Свидетельство чему доставляют конкретные обстоятельства, в которых кто-то бывает охвачен верностью: любовная встреча, внезапное ощущение, что стихотворение адресовано именно вам, научная теория, едва различимая поначалу красота которой совершенно вас покоряет, активное приятие политической позиции… Не составляет исключения и философия, ведь каждый знает, что для того, чтобы сохранять в ней требуемый незаинтересованный интерес, нужно раз в жизни встретить слово Учителя. Одним словом, этика истины совершенно противоположна «этике коммуникации». Она есть этика реального, если и в самом деле, как настаивает Лакан, всякий доступ к реальному — из разряда встречи. И состоятельность, составляющая содержание этического правила: «Продолжать!», не действует, если не придерживается нити этого реального, Его можно сформулировать и так: «Никогда не забывай то, с чем ты повстречался». Но с учетом того, что не-забвение не есть память (ох уж эта невыносимая, журналистская «этика памяти»!). Незабвение состоит в том, чтобы мыслить и практиковать подстройку моего множественно-бытия к содержимому в нем Бессмертному, которое составилось в субъект прорывом встречи.

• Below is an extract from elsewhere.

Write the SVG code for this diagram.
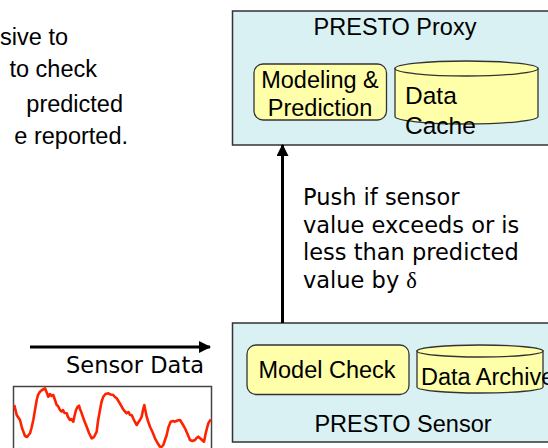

В одной старой книге[16] мы сформулировали так: «Любите то, во что вы никогда не поверите во второй раз». В этом этика истины абсолютно противоположна мнению и просто этике, каковая— нечто иное, как схема мнений. Ибо правило, которому следуют мнения, таково: «Любите только то, во что верите испокон веку».

4 Аскетизм?

Не аскетична ли этика истин? Не требует ли она от нас отречения? С самого рассвета философии эти споры весьма существенны. Ими затронут уже Платон, страстно стремившийся доказать, что философ, человек истин, «более счастлив», чем наслаждающийся тиран, и что, следовательно, наделенное чувствами животное не отрекается ни от чего существенного, посвящая свою жизнь Идеям.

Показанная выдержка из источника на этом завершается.